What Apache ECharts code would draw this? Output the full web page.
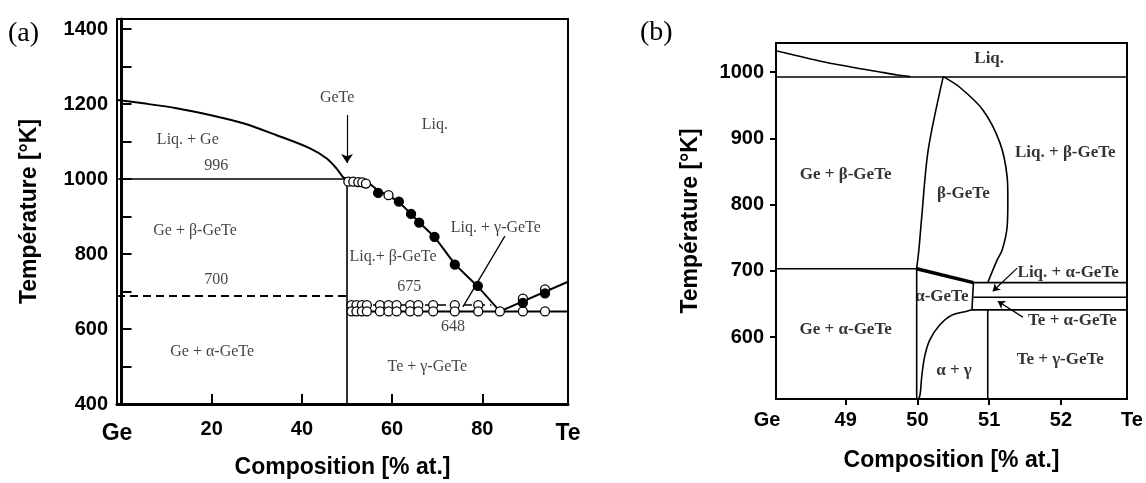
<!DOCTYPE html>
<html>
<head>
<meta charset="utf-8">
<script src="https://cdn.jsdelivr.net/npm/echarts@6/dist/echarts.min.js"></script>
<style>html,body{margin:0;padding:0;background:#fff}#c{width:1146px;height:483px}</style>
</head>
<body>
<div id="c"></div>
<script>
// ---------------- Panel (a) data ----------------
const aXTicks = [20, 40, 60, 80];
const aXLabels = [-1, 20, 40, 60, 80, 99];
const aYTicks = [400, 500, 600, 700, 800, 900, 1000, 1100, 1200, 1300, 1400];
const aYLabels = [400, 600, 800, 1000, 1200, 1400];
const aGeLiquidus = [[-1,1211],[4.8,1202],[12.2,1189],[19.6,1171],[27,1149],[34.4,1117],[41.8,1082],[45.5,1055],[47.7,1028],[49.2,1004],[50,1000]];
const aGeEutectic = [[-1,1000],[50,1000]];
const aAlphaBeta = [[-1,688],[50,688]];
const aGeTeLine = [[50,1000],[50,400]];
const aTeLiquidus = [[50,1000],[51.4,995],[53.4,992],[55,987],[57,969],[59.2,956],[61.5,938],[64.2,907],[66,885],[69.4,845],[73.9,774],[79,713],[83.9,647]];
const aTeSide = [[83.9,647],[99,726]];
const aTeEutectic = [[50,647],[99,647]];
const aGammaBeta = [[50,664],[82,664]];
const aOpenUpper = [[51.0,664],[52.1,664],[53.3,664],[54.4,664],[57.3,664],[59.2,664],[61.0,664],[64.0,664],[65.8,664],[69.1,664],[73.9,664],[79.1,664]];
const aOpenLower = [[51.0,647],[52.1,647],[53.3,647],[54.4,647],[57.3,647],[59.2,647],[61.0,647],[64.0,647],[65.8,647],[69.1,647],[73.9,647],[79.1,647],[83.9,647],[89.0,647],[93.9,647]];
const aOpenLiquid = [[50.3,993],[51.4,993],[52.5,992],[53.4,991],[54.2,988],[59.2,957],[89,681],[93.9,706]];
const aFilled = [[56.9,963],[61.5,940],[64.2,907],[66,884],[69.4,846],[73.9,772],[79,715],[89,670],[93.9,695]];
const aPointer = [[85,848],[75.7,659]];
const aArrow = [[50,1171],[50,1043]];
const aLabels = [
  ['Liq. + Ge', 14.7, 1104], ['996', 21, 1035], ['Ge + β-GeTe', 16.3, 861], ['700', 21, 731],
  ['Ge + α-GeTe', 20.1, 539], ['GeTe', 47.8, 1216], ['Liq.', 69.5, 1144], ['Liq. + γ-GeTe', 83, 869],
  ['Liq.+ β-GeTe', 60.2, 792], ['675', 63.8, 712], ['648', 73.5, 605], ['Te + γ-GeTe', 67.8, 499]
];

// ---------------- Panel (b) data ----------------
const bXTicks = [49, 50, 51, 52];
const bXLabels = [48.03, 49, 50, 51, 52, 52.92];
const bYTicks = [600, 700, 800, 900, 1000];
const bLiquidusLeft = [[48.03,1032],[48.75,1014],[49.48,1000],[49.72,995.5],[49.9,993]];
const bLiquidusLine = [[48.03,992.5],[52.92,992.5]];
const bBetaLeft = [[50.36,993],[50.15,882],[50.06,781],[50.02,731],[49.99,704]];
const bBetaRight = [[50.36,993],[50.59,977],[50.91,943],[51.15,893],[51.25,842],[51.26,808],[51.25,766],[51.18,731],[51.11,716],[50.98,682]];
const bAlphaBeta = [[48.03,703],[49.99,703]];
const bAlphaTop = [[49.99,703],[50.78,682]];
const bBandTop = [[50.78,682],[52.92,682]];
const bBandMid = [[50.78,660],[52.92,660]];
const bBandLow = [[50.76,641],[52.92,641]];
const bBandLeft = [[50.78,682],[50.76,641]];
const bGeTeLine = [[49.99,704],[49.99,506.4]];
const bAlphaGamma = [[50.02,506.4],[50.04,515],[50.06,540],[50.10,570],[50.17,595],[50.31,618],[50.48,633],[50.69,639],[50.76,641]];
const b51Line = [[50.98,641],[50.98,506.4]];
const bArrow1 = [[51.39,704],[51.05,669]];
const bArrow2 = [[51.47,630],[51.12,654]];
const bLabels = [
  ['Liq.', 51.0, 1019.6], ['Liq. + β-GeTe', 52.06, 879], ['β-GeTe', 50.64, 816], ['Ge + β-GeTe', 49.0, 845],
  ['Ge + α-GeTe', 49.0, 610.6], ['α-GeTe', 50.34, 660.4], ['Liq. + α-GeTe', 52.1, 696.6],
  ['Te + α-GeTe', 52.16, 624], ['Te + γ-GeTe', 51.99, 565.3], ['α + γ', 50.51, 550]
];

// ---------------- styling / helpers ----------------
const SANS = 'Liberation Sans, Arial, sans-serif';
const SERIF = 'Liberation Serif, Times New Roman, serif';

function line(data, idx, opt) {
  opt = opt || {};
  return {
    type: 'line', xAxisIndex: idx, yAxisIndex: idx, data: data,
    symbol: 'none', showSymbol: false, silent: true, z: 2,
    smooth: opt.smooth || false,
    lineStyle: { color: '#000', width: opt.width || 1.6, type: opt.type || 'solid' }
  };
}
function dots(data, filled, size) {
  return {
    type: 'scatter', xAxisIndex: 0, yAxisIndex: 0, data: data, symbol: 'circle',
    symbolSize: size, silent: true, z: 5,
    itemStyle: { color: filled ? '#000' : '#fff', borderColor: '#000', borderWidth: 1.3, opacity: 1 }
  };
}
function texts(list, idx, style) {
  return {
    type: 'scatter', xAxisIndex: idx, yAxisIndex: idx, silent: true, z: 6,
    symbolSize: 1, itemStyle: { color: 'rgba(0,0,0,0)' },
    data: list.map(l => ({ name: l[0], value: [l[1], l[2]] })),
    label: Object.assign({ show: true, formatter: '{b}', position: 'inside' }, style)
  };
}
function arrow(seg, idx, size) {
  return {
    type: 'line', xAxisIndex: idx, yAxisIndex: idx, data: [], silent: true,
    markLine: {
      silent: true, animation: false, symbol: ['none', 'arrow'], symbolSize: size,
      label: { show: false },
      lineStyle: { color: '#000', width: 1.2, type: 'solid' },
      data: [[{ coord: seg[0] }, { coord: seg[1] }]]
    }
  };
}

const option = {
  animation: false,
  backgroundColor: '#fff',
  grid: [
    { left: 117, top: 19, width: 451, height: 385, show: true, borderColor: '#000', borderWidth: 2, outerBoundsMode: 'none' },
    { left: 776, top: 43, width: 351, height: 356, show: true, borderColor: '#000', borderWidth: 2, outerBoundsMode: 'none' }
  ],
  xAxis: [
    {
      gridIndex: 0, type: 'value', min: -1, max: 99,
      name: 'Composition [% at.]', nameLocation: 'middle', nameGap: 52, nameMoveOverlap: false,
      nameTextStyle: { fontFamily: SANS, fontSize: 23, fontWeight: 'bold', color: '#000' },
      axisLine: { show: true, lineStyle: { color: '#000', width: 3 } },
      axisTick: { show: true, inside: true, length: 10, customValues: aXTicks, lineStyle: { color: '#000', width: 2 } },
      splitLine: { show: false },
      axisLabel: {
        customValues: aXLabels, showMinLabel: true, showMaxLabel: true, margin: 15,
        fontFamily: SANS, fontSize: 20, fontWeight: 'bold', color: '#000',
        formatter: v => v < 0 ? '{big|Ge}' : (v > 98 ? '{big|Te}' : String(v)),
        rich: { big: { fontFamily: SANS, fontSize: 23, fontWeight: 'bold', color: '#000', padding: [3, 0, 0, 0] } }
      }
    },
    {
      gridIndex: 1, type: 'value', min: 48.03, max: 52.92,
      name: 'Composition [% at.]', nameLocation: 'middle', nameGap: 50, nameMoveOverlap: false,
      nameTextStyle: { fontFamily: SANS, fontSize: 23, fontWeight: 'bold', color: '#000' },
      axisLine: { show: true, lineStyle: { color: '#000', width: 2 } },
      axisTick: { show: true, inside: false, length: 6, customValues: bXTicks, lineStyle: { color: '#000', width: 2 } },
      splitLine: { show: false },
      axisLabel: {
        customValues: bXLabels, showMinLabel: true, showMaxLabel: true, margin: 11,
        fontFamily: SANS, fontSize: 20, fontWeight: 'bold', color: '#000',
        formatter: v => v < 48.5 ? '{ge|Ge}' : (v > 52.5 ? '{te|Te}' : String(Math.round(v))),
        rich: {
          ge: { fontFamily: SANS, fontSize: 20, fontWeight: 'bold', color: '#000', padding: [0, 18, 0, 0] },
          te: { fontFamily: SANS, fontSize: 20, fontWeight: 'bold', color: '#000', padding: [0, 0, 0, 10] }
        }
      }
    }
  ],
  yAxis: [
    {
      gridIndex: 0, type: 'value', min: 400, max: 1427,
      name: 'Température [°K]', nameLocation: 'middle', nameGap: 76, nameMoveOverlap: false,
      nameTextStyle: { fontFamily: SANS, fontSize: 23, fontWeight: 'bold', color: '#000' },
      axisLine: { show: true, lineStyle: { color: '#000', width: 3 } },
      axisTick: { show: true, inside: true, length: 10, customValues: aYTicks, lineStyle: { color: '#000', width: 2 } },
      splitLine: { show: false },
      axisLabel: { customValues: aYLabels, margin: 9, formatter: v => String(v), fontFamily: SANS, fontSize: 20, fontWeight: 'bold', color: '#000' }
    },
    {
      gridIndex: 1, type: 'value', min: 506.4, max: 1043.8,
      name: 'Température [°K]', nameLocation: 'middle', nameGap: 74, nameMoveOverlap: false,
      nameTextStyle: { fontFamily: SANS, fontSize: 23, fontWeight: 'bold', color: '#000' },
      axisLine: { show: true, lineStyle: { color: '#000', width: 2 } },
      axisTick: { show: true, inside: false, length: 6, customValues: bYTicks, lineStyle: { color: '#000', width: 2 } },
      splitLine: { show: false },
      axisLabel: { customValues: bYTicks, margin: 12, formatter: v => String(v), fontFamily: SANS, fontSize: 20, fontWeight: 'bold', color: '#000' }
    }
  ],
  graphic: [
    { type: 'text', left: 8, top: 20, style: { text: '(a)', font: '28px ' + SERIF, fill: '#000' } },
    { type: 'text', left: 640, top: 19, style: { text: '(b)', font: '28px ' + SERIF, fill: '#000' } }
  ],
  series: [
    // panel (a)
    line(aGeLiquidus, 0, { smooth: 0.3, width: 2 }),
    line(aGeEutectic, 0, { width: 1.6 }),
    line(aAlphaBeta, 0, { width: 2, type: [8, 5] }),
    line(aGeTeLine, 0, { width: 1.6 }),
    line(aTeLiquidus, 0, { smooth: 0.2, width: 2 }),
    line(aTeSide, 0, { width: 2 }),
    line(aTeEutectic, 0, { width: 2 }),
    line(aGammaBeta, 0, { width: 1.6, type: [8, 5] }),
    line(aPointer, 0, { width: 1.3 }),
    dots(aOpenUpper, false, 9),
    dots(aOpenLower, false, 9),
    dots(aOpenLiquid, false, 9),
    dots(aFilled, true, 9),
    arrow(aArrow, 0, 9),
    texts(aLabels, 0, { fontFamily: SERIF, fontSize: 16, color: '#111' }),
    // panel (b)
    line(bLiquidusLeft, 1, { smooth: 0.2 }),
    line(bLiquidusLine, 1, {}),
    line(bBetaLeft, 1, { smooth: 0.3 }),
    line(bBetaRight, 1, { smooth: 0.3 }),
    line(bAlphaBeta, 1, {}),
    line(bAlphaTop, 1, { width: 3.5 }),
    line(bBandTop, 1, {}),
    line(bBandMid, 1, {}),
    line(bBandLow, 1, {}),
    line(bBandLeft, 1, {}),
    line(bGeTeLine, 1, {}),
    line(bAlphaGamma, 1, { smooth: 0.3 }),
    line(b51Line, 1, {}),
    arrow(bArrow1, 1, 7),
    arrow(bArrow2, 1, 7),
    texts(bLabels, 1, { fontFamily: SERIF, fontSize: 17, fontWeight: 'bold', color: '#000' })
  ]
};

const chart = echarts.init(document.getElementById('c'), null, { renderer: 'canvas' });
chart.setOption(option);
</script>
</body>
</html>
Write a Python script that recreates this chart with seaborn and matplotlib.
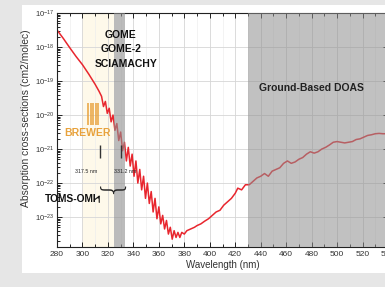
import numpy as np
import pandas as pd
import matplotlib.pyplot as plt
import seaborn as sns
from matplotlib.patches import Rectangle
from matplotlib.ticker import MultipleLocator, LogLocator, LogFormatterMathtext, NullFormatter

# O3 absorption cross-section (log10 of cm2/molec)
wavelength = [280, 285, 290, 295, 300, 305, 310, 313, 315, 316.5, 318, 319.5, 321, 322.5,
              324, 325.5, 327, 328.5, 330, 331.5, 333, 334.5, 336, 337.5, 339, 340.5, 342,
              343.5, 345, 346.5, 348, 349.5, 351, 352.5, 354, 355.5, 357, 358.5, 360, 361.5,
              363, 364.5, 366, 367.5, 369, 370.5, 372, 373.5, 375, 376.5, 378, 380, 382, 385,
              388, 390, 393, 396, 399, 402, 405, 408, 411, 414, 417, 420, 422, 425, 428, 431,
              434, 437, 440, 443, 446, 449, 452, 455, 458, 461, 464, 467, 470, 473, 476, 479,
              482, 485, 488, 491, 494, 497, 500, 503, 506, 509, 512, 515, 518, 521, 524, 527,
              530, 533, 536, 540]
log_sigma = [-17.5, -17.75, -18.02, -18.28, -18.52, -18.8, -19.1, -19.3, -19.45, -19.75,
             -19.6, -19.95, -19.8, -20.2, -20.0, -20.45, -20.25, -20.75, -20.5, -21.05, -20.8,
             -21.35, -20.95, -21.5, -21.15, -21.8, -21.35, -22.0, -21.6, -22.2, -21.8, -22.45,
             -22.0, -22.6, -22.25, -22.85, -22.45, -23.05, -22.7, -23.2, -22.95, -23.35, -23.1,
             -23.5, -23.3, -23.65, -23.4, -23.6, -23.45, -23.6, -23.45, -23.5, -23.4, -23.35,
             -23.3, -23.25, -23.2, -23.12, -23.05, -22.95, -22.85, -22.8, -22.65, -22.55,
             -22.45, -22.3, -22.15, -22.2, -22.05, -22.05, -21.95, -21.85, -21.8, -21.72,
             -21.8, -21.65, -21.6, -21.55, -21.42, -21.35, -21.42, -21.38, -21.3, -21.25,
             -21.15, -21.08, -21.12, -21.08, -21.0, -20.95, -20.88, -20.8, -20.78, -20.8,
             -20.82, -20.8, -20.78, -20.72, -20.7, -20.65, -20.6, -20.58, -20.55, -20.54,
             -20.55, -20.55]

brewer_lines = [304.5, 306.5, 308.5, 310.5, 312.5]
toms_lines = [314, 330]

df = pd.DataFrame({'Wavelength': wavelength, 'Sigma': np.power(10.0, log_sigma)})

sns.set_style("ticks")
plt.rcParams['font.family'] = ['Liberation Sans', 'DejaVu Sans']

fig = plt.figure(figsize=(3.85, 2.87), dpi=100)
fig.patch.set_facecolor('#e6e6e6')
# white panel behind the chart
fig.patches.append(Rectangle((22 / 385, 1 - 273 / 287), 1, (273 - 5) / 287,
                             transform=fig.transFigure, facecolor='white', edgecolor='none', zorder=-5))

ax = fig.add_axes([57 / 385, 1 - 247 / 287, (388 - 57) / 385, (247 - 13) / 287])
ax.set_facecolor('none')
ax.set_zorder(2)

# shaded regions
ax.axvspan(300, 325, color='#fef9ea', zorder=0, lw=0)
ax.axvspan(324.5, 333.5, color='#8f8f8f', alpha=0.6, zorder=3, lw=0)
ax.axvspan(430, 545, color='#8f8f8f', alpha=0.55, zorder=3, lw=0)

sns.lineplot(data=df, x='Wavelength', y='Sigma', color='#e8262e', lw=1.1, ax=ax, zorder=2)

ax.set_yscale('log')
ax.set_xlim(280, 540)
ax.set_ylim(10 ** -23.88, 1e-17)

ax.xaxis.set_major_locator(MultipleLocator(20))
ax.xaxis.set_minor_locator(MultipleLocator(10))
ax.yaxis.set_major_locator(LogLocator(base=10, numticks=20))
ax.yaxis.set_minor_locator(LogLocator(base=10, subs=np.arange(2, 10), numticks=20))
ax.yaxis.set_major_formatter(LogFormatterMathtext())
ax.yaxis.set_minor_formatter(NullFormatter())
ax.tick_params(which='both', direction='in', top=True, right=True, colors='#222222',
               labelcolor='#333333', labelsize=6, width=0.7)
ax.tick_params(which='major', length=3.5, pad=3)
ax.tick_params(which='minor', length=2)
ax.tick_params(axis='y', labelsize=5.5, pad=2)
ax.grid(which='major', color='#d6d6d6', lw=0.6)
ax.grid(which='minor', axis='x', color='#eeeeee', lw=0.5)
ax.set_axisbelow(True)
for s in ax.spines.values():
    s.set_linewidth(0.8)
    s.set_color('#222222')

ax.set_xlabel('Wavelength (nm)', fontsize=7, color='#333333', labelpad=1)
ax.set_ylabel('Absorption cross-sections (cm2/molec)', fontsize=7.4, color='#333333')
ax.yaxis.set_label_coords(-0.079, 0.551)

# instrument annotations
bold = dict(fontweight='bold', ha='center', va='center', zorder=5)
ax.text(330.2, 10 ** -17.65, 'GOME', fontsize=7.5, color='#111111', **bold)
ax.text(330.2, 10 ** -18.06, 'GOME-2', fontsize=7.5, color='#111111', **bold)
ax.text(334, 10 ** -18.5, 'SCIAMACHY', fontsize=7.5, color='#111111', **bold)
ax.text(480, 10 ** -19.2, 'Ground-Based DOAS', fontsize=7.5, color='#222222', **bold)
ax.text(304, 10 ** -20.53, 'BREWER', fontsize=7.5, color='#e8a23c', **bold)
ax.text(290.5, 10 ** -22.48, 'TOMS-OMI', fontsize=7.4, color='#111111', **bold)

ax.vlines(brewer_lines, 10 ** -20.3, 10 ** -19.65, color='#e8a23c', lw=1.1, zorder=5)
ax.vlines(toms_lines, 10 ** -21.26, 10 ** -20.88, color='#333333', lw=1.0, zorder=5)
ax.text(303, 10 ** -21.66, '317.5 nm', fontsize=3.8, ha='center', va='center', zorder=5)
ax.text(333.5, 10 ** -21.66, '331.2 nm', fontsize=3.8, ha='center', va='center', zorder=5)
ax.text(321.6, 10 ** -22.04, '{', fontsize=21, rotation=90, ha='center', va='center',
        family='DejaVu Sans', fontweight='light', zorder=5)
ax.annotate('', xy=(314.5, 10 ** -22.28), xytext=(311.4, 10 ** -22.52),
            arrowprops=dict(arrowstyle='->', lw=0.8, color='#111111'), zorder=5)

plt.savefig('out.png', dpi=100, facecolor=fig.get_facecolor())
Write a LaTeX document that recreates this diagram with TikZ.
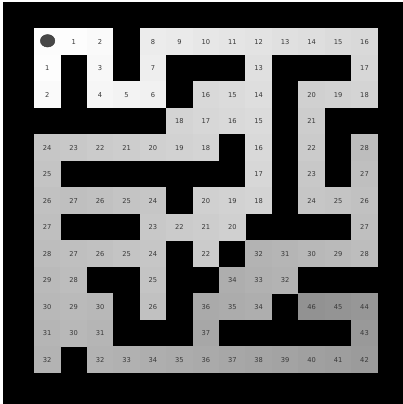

* * * * * * * * *

In the listing above, find the line with "Write a Python" and the line with "from matplotlib.ticker import". Set down both and every line between them, minus the pictures.

Response —
Write a Python script that recreates this chart with seaborn and matplotlib.
import numpy as np
import pandas as pd
import matplotlib.pyplot as plt
import seaborn as sns
from matplotlib.patches import Rectangle
from matplotlib.ticker import MultipleLocator, LogLocator, LogFormatterMathtext, NullFormatter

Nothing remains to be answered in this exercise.